Ou encore: les efforts des diocèses, communautés religieuses ou autres organisations chrétiennes pour posséder et mettre à jour un site web et/ou un système de communication ou de réseau électronique sont-ils évalués et ont-ils l'attention qu'ils mériteraient d'avoir?

12. Constat
Les besoins en capitaux des techniques nouvelles postulent un système d'investissement à long terme et sur une large base. Il y a beaucoup de gabegie possible dans l'achat ou la location de matériels et logiciels disparates et non-compatibles. Une entraide, consultation, information multilatérale n'est-elle pas souhaitable au niveau national, régional et (pour certaines utilisations) international?
Question
Comment éviter la gabegie de matériel et de logiciel que des investissements non coordonnés risquent d'entraîner pour les collectivités chrétiennes?
Proposition
Il est urgent de créer à tous les niveaux une concertation sur les dépenses engagées ou à engager en matière d'informatique/télématique en vue de coordonner les efforts. Des centres de conseil compétents et indépendants devraient être créés à cet effet.

40 ans après

S'il y a des initiatives sympathiques comme Credofunding en France, je n'ai pas connaissance de vraies initiatives à la mesure des questions que pose une certaine maîtrise des domaines nouveaux générés par la culture numérique.
Ce “nerf de la guerre” qu'est toujours le “capital” ou l'”investissement” reste pourtant une clef pour répondre à la plupart des questions du descriptif réalisé il y a déjà 40 ans dans ce domaine!

Conclusion

Le regard chrétien que j'ai tenté de porter il y a déjà 40 ans sur les évolutions induites par la révolution numérique, je l'assume plus que jamais 40 ans après!
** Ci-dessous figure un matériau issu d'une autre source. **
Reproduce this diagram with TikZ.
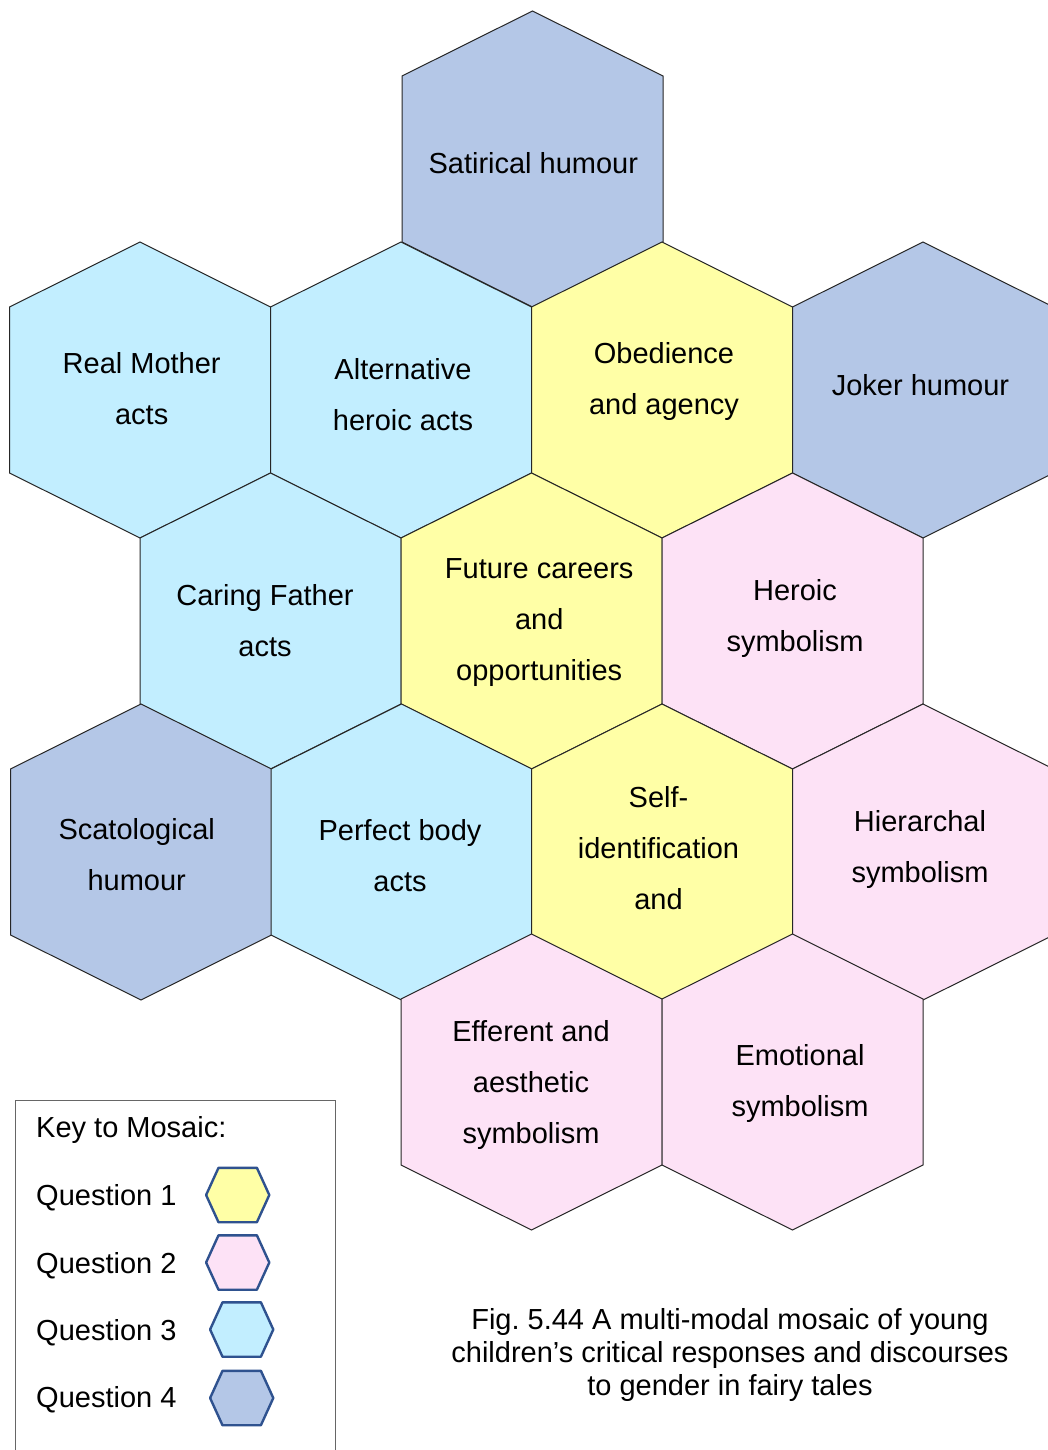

Malgré l'immense travail réalisé avec l'appui de dizaines voire de centaines de personnes et la création de structures, de productions et de réflexions dans les domaines de cette révolution numérique, je dois constater que bien peu de choses ont bougé de façon visible ou évidente.

La présente évaluation est-elle donc un constat d'échec?
Dans une certaine mesure, oui!

La création d'un corps religieux constitué de “geeks” ou “hackers” remplis de foi et de charité et qui fonctionnerait comme ont fonctionné franciscains, dominicains ou jésuites à leurs origines, serait probablement une voie à tenter. Je l'avais proposée à Rome au début du pontificat de S. Jean-Paul II… mais sans aucun écho! Et il ne m'a pas été donné d'avoir le charisme d'un François, d'un Dominique ou d'un Ignace!